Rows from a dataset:

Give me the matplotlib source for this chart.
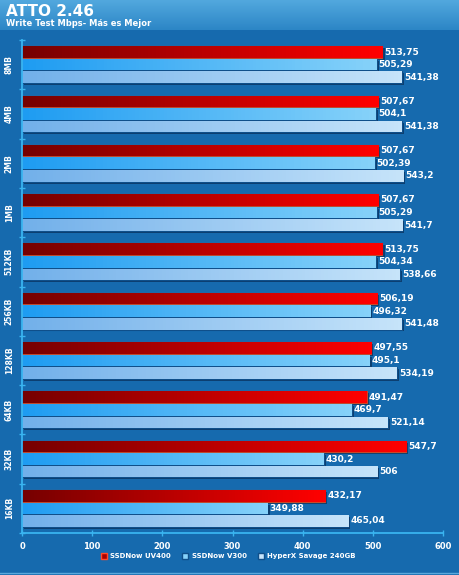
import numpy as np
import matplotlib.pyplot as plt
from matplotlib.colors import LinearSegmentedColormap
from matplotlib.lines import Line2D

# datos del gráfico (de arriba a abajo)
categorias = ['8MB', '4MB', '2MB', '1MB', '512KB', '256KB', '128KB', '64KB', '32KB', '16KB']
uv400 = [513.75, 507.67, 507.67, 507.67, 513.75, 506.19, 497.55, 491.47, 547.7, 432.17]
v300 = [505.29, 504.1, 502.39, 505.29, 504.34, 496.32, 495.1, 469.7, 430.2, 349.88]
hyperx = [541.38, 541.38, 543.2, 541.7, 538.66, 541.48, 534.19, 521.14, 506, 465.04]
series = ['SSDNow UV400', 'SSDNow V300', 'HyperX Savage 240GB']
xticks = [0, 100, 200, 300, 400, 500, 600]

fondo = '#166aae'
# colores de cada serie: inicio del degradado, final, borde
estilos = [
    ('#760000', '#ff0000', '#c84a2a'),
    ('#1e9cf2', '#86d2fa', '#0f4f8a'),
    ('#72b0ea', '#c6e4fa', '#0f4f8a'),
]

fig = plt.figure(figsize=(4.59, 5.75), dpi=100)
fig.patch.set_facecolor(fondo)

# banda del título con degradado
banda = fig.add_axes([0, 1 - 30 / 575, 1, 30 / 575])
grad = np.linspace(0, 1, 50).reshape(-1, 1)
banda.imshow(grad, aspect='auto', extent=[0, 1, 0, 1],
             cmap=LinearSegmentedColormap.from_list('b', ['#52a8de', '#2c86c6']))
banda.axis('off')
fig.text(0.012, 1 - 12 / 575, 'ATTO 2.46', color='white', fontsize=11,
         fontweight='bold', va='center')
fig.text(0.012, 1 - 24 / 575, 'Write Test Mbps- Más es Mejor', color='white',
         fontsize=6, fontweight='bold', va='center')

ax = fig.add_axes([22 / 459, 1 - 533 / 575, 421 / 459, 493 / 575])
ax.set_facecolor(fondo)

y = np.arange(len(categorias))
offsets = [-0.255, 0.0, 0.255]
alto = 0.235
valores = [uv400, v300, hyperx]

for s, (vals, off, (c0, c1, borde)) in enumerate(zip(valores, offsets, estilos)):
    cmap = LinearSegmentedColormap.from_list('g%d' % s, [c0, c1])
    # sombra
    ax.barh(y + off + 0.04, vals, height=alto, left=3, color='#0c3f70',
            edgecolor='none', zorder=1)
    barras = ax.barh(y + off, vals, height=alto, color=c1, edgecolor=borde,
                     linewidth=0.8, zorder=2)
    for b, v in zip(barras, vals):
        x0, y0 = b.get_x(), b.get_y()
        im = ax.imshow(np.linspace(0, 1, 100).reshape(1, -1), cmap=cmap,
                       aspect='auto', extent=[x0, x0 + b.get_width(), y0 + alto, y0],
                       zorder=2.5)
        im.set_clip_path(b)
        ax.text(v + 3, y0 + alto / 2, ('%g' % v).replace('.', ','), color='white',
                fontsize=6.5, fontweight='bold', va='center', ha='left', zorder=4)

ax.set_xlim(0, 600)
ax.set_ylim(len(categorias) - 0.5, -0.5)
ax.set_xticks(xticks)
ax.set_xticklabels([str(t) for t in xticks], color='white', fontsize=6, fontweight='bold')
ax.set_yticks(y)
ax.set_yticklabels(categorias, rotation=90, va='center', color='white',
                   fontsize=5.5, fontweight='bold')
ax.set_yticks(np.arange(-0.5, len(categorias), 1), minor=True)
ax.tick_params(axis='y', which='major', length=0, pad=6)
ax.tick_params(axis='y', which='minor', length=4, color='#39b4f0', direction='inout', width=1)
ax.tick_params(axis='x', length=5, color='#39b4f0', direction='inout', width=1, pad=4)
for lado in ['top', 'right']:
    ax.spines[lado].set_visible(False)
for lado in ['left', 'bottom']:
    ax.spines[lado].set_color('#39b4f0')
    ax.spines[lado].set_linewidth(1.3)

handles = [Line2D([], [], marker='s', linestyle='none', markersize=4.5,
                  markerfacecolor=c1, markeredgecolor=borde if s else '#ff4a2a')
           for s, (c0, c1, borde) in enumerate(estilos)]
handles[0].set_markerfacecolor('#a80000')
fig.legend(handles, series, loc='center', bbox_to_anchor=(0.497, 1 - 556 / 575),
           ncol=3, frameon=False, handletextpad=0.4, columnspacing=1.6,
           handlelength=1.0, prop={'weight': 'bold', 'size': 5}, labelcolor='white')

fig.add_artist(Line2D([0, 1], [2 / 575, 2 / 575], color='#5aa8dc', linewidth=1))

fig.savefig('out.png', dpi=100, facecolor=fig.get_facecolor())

...

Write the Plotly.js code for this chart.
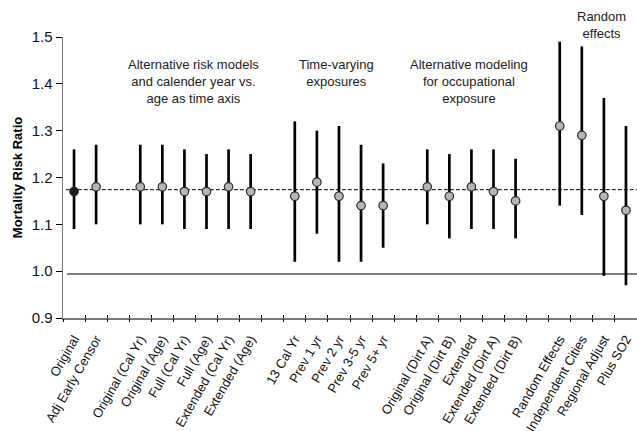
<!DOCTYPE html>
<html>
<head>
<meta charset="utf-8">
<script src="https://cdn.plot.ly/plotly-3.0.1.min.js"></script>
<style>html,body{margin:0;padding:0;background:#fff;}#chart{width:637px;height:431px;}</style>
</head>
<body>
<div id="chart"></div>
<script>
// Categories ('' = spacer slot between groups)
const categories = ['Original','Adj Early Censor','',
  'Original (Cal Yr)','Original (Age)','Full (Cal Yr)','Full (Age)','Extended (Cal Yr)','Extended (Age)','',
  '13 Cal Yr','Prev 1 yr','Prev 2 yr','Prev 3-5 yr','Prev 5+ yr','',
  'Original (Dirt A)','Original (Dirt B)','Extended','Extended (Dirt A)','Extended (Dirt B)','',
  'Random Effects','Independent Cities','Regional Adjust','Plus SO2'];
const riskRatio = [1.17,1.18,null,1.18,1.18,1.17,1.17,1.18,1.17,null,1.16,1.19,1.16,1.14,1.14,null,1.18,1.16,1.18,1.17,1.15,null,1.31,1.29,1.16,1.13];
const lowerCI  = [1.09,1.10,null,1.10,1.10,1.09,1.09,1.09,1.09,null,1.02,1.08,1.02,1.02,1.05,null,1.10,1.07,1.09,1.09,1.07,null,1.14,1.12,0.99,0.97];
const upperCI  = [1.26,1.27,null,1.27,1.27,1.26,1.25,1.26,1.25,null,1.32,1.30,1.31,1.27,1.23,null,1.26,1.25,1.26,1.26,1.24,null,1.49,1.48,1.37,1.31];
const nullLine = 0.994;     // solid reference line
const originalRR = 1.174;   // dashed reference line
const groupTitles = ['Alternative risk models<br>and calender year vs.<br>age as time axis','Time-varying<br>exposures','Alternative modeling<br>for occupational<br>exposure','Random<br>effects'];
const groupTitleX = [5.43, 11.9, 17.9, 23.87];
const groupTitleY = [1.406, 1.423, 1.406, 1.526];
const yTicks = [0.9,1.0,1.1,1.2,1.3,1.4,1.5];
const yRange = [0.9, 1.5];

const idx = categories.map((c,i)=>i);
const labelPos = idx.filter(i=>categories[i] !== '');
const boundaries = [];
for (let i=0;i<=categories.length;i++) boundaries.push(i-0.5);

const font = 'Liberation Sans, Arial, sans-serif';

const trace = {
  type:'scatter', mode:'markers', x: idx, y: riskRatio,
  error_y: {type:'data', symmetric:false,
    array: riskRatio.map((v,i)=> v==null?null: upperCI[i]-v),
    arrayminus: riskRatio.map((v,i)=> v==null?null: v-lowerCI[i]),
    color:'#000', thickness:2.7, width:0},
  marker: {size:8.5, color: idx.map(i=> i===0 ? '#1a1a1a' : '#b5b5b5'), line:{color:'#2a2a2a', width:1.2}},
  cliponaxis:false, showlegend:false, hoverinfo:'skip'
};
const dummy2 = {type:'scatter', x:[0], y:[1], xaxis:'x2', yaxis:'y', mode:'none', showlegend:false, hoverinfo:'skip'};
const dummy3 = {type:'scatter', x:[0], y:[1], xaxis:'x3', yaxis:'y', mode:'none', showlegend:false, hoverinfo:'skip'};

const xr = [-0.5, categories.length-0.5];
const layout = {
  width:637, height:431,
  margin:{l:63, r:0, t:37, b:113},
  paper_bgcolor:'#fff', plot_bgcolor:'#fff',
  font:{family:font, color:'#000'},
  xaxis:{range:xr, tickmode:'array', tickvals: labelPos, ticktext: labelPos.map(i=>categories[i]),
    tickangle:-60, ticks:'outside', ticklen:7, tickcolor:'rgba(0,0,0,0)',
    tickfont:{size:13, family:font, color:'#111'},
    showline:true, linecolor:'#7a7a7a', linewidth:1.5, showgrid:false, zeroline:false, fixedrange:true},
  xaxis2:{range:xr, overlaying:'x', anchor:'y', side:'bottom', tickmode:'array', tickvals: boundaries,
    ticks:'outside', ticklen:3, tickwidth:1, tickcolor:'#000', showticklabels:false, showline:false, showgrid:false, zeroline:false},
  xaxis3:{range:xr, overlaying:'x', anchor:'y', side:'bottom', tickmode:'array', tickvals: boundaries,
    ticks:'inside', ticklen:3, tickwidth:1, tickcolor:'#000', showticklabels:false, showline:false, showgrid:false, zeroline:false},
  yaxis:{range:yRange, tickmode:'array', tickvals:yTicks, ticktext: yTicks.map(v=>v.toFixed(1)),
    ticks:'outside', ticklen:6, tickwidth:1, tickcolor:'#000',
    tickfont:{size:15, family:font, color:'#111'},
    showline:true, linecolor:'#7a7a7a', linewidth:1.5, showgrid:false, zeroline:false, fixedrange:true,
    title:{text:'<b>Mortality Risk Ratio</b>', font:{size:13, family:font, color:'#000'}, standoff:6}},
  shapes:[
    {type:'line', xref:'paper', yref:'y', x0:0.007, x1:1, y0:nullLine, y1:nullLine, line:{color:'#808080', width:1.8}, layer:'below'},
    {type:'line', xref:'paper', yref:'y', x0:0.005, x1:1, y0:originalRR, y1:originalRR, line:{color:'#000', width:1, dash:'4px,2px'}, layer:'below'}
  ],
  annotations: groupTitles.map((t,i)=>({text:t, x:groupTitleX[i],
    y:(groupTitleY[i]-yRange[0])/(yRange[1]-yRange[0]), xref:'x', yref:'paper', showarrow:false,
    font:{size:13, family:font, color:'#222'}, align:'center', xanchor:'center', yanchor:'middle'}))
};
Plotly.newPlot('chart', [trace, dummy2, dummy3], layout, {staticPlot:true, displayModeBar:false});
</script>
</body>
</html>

--

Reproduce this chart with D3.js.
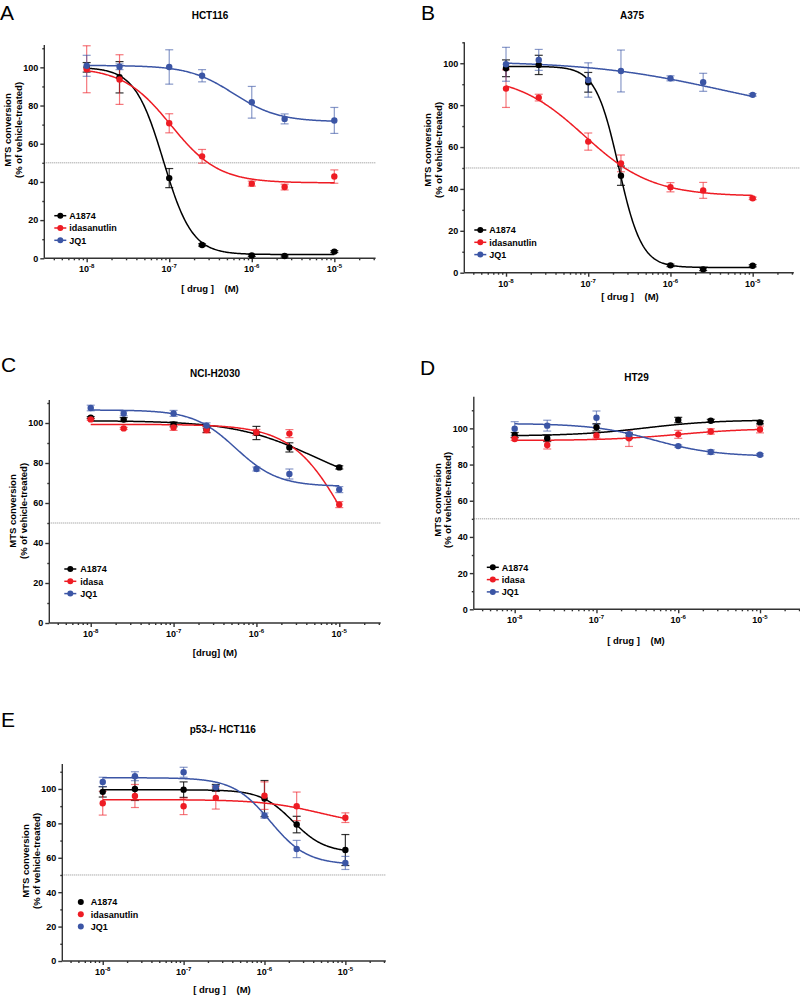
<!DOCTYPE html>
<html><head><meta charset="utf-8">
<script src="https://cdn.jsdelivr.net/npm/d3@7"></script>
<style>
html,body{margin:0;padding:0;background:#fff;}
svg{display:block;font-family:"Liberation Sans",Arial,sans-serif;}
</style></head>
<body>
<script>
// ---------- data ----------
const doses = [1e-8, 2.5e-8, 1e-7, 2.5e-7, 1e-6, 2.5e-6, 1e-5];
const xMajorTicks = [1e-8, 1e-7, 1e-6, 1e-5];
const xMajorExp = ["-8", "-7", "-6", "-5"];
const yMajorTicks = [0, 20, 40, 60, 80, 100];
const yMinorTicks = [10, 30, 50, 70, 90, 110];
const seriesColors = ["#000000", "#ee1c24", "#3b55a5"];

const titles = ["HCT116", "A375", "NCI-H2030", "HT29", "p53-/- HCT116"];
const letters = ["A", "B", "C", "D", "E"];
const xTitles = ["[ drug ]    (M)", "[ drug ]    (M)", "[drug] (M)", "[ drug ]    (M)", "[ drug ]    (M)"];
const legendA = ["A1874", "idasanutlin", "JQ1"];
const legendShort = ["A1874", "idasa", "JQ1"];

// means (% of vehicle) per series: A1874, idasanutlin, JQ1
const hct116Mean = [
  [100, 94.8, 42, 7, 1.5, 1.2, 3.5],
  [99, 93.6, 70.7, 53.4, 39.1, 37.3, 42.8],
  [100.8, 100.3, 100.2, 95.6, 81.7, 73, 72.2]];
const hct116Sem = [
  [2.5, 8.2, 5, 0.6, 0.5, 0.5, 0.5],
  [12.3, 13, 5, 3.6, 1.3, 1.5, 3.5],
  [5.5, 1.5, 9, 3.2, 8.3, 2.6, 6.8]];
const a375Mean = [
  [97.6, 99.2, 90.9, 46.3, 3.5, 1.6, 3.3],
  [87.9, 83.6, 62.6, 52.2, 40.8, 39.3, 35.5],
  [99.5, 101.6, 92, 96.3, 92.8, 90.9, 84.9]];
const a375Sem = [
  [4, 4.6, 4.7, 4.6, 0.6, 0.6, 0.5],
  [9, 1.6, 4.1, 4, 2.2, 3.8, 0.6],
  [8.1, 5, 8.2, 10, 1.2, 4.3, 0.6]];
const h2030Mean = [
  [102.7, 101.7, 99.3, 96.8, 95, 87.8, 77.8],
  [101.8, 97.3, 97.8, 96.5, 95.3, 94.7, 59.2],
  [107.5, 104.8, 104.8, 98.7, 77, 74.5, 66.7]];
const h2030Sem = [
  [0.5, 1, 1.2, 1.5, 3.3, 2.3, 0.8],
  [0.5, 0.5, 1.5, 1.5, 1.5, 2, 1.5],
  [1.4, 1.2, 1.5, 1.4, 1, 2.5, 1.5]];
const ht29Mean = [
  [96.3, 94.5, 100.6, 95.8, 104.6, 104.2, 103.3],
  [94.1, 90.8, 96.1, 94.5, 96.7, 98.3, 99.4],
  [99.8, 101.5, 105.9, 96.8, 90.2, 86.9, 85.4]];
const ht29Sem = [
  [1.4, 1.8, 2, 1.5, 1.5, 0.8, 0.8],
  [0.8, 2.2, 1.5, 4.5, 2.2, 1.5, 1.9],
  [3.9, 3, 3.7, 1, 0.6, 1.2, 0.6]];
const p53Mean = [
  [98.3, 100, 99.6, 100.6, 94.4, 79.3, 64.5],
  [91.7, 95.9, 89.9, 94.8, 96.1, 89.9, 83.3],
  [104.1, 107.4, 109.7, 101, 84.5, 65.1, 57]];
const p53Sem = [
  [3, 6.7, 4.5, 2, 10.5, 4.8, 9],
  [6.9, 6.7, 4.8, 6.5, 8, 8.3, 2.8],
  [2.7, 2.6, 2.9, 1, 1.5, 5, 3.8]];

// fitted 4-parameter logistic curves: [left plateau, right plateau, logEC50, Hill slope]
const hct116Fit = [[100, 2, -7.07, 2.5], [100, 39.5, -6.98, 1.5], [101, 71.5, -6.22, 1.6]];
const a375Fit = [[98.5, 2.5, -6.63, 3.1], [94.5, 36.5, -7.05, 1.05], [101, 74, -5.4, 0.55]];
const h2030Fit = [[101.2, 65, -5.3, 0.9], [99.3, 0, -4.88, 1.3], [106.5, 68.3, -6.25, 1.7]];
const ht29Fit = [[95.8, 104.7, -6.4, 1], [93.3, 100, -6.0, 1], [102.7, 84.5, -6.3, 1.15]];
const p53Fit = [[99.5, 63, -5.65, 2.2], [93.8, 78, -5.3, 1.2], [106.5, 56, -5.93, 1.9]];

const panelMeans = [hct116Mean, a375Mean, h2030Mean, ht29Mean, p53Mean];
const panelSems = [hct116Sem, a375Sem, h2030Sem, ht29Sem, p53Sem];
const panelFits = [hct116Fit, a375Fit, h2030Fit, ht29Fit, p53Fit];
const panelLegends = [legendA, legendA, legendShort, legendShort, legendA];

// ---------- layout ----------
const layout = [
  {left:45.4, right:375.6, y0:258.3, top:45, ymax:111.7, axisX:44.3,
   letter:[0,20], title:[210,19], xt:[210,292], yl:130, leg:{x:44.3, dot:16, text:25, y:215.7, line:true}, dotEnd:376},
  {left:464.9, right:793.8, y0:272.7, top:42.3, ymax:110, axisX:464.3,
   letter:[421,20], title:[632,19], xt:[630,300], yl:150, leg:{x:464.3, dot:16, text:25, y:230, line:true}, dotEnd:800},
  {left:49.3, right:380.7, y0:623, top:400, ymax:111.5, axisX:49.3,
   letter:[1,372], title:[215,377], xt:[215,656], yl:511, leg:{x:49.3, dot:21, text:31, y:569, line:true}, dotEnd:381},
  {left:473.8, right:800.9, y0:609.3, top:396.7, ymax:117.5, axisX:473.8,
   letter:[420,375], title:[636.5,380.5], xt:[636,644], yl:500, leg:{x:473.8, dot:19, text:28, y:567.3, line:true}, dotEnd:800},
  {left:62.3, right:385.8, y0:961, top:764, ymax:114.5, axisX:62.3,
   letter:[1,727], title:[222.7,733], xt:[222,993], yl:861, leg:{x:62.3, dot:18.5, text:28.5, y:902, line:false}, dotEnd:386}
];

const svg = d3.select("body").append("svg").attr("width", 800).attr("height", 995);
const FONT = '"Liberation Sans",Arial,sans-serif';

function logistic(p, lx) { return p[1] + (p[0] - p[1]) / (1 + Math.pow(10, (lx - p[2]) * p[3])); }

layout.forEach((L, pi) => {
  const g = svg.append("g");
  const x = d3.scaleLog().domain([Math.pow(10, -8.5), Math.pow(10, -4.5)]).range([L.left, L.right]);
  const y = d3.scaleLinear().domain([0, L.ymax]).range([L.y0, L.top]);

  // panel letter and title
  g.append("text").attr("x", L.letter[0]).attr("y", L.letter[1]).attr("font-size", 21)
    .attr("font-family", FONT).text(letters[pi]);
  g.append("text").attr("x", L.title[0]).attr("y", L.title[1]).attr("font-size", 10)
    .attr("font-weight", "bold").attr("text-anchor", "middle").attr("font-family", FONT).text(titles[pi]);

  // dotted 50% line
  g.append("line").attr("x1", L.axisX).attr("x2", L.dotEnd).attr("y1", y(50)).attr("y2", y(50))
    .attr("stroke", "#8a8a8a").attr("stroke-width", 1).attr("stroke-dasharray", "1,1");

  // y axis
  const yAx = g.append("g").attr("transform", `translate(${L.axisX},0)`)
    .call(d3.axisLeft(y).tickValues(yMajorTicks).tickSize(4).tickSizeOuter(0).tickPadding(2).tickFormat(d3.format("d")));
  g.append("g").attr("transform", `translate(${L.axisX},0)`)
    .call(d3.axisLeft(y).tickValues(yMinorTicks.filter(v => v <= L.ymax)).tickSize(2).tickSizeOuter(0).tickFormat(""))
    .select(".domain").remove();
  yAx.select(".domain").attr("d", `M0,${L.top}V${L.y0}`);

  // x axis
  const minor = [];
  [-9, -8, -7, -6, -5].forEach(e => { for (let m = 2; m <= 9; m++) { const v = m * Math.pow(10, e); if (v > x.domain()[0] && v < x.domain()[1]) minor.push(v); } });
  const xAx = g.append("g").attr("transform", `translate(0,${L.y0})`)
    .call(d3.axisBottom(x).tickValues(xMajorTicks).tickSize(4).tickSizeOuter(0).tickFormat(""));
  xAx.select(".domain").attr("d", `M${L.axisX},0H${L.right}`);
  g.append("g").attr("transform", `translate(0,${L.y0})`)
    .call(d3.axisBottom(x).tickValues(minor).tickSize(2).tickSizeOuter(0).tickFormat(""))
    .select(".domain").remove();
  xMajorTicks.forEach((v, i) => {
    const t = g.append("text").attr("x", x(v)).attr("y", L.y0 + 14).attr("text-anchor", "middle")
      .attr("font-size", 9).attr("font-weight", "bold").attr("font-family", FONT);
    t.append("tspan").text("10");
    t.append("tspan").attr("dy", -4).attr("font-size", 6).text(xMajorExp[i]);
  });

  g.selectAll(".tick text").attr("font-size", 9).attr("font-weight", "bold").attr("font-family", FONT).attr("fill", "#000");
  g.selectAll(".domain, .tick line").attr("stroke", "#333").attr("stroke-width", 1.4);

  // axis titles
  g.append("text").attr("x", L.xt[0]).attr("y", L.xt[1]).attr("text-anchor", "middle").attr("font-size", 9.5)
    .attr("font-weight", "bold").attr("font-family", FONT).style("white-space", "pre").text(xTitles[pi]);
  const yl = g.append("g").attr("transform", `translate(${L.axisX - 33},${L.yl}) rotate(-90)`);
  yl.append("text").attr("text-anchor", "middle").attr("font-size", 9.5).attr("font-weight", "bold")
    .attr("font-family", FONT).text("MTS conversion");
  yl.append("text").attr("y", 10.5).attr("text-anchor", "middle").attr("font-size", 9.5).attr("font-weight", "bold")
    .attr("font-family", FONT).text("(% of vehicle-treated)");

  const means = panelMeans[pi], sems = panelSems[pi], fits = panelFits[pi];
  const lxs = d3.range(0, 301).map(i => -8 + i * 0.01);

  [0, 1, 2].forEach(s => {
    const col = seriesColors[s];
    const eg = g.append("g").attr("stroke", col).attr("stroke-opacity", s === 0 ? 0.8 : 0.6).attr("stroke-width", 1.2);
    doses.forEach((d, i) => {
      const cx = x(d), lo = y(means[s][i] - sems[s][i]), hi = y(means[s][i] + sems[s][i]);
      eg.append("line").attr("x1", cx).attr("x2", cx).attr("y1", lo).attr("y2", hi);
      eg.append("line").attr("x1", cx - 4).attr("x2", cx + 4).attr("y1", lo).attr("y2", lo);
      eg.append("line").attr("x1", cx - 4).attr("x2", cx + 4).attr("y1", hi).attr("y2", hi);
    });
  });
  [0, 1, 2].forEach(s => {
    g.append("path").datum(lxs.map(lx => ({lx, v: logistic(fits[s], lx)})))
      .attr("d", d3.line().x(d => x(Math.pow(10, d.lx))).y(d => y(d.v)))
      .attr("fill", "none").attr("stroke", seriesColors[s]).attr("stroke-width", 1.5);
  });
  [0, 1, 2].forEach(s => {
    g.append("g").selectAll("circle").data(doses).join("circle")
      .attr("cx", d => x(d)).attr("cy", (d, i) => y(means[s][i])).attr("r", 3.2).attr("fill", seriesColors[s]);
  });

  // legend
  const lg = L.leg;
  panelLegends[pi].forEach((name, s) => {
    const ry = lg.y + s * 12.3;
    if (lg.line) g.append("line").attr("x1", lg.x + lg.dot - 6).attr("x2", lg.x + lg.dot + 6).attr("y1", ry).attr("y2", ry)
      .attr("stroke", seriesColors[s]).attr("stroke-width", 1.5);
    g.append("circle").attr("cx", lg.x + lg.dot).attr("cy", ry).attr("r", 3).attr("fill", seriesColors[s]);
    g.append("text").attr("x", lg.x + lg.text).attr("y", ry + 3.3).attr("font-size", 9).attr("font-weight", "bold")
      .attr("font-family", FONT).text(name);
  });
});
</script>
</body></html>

* [Your objective] Exactly as they appear, write out the lines from the one containing "Give me the matplotlib source for this chart." down to the one containing "from matplotlib.lines import Line2D", both included. Pictures are left out.

* [Complete output]
Give me the matplotlib source for this chart.
import numpy as np
import matplotlib.pyplot as plt
from matplotlib.colors import LinearSegmentedColormap
from matplotlib.lines import Line2D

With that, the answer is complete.